Problem description: Without including any images, reproduce each entry exactly.

Code that draws figures:
================
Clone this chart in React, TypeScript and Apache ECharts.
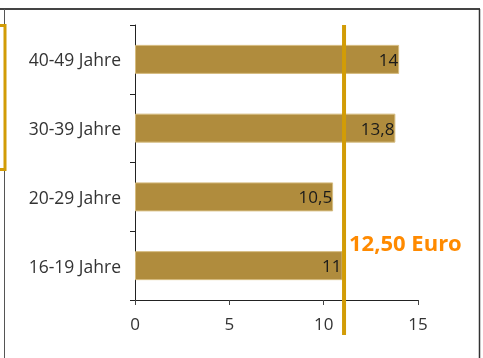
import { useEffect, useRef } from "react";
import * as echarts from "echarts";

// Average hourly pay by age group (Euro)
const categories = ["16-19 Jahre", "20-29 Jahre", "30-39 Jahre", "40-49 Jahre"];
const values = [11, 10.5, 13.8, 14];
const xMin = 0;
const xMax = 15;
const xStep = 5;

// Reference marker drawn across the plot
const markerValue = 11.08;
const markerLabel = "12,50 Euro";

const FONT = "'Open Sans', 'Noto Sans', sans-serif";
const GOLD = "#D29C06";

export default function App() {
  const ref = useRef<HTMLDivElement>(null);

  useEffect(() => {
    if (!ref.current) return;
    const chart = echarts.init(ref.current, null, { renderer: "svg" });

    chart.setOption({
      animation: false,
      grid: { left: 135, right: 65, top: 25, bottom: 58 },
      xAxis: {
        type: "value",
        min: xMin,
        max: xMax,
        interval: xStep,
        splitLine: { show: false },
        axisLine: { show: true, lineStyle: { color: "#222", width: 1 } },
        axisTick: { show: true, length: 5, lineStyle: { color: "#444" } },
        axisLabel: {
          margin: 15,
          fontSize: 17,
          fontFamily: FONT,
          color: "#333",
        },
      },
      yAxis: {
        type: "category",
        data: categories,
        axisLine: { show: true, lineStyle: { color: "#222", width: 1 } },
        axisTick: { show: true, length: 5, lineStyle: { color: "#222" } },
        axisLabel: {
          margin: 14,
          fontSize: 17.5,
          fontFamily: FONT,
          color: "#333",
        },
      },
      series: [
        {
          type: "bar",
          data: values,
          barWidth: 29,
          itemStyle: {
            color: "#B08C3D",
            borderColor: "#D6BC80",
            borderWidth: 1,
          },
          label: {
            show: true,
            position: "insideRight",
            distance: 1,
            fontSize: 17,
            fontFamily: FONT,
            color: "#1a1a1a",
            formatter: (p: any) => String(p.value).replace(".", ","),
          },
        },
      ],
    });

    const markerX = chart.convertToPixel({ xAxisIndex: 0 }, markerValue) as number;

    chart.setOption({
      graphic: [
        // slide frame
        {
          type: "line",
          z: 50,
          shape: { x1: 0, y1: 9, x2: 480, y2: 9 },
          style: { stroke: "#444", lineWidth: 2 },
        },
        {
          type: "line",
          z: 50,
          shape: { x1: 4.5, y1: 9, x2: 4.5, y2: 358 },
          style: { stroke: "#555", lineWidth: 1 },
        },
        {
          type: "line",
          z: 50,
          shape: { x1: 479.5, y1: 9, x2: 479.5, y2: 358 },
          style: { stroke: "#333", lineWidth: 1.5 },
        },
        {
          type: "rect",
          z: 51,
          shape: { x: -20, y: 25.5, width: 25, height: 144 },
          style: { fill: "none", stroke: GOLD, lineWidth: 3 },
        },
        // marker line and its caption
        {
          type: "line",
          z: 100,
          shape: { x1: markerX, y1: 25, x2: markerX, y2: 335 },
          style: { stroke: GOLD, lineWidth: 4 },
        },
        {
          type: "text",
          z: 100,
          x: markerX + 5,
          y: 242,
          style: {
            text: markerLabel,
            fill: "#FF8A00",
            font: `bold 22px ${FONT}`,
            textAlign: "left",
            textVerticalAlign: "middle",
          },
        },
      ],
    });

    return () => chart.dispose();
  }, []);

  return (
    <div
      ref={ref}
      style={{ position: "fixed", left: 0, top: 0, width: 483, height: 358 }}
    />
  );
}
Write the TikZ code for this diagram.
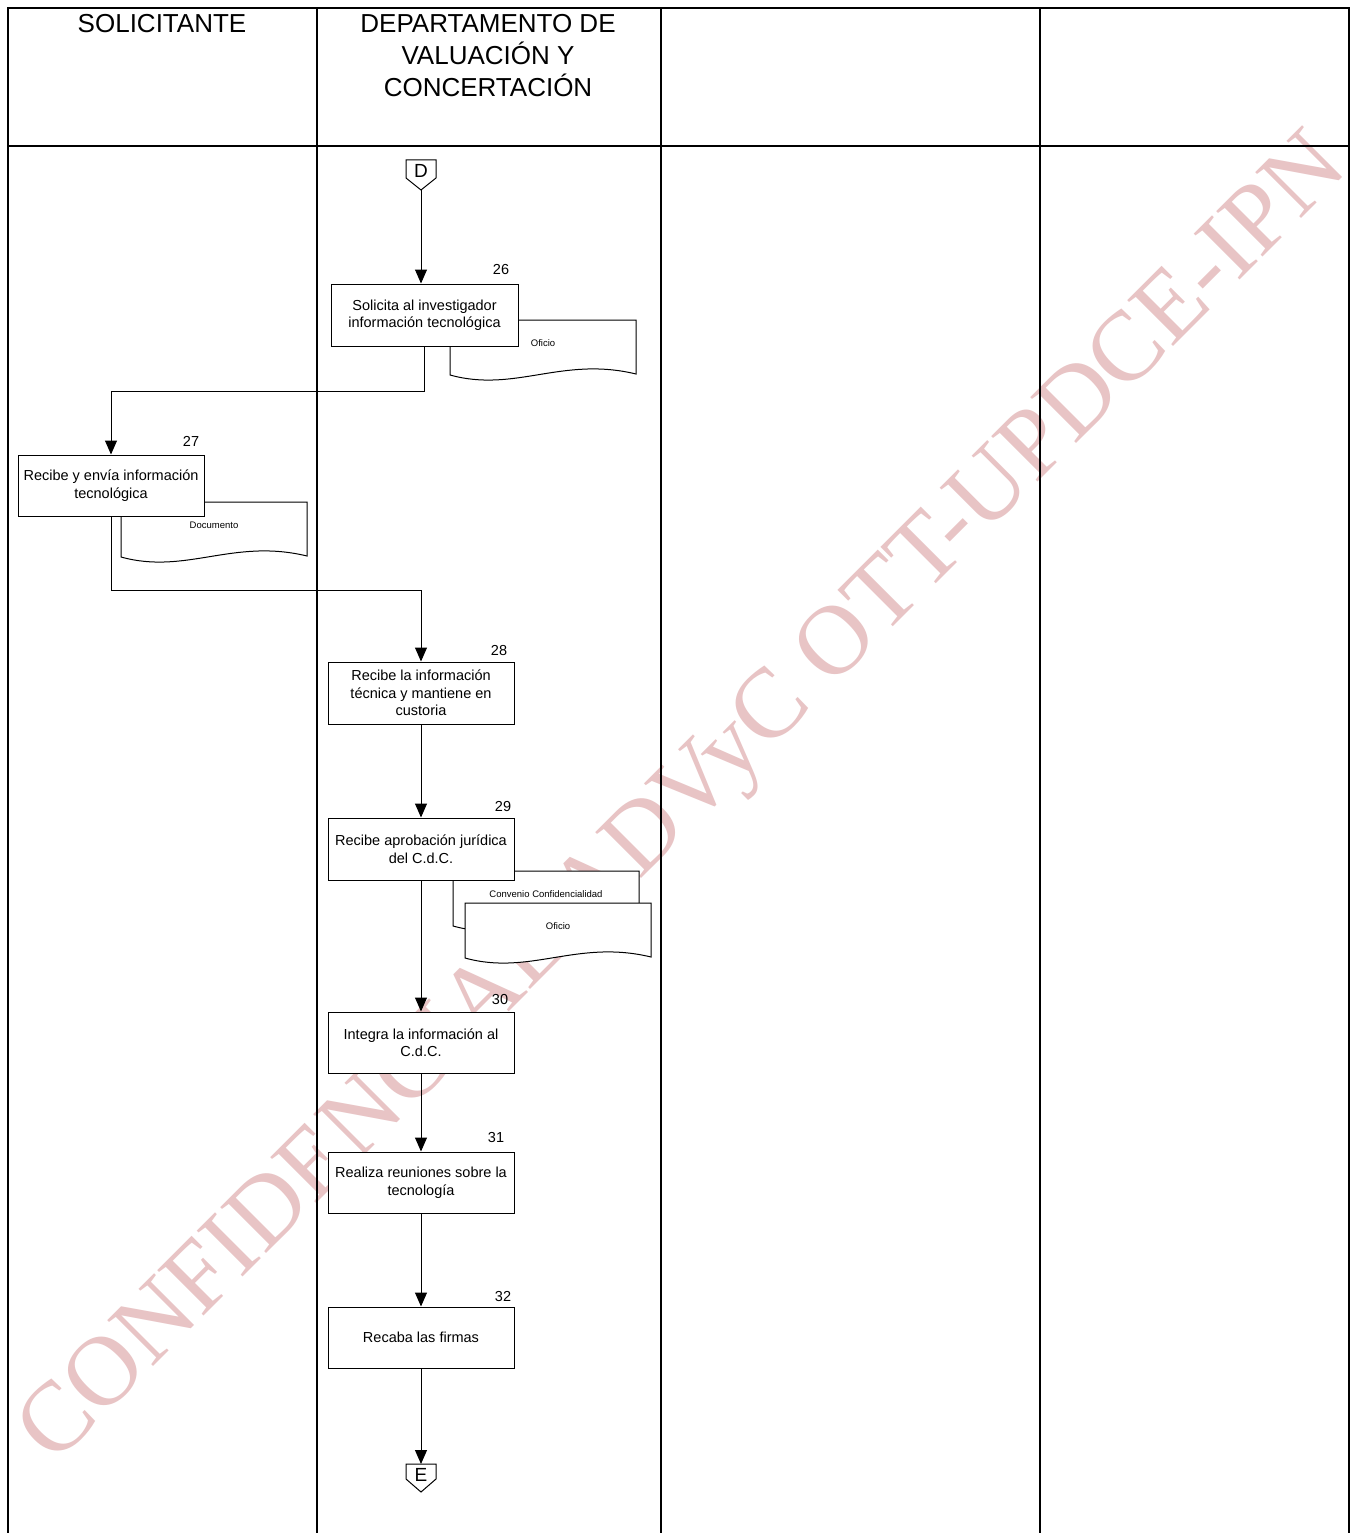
================
Reply to the task:
Clone this chart in React, TypeScript and Apache ECharts.
import { useEffect, useRef } from "react";
import * as echarts from "echarts";

// Average hourly pay by age group (Euro)
const categories = ["16-19 Jahre", "20-29 Jahre", "30-39 Jahre", "40-49 Jahre"];
const values = [11, 10.5, 13.8, 14];
const xMin = 0;
const xMax = 15;
const xStep = 5;

// Reference marker drawn across the plot
const markerValue = 11.08;
const markerLabel = "12,50 Euro";

const FONT = "'Open Sans', 'Noto Sans', sans-serif";
const GOLD = "#D29C06";

export default function App() {
  const ref = useRef<HTMLDivElement>(null);

  useEffect(() => {
    if (!ref.current) return;
    const chart = echarts.init(ref.current, null, { renderer: "svg" });

    chart.setOption({
      animation: false,
      grid: { left: 135, right: 65, top: 25, bottom: 58 },
      xAxis: {
        type: "value",
        min: xMin,
        max: xMax,
        interval: xStep,
        splitLine: { show: false },
        axisLine: { show: true, lineStyle: { color: "#222", width: 1 } },
        axisTick: { show: true, length: 5, lineStyle: { color: "#444" } },
        axisLabel: {
          margin: 15,
          fontSize: 17,
          fontFamily: FONT,
          color: "#333",
        },
      },
      yAxis: {
        type: "category",
        data: categories,
        axisLine: { show: true, lineStyle: { color: "#222", width: 1 } },
        axisTick: { show: true, length: 5, lineStyle: { color: "#222" } },
        axisLabel: {
          margin: 14,
          fontSize: 17.5,
          fontFamily: FONT,
          color: "#333",
        },
      },
      series: [
        {
          type: "bar",
          data: values,
          barWidth: 29,
          itemStyle: {
            color: "#B08C3D",
            borderColor: "#D6BC80",
            borderWidth: 1,
          },
          label: {
            show: true,
            position: "insideRight",
            distance: 1,
            fontSize: 17,
            fontFamily: FONT,
            color: "#1a1a1a",
            formatter: (p: any) => String(p.value).replace(".", ","),
          },
        },
      ],
    });

    const markerX = chart.convertToPixel({ xAxisIndex: 0 }, markerValue) as number;

    chart.setOption({
      graphic: [
        // slide frame
        {
          type: "line",
          z: 50,
          shape: { x1: 0, y1: 9, x2: 480, y2: 9 },
          style: { stroke: "#444", lineWidth: 2 },
        },
        {
          type: "line",
          z: 50,
          shape: { x1: 4.5, y1: 9, x2: 4.5, y2: 358 },
          style: { stroke: "#555", lineWidth: 1 },
        },
        {
          type: "line",
          z: 50,
          shape: { x1: 479.5, y1: 9, x2: 479.5, y2: 358 },
          style: { stroke: "#333", lineWidth: 1.5 },
        },
        {
          type: "rect",
          z: 51,
          shape: { x: -20, y: 25.5, width: 25, height: 144 },
          style: { fill: "none", stroke: GOLD, lineWidth: 3 },
        },
        // marker line and its caption
        {
          type: "line",
          z: 100,
          shape: { x1: markerX, y1: 25, x2: markerX, y2: 335 },
          style: { stroke: GOLD, lineWidth: 4 },
        },
        {
          type: "text",
          z: 100,
          x: markerX + 5,
          y: 242,
          style: {
            text: markerLabel,
            fill: "#FF8A00",
            font: `bold 22px ${FONT}`,
            textAlign: "left",
            textVerticalAlign: "middle",
          },
        },
      ],
    });

    return () => chart.dispose();
  }, []);

  return (
    <div
      ref={ref}
      style={{ position: "fixed", left: 0, top: 0, width: 483, height: 358 }}
    />
  );
}
Write the TikZ code for this diagram.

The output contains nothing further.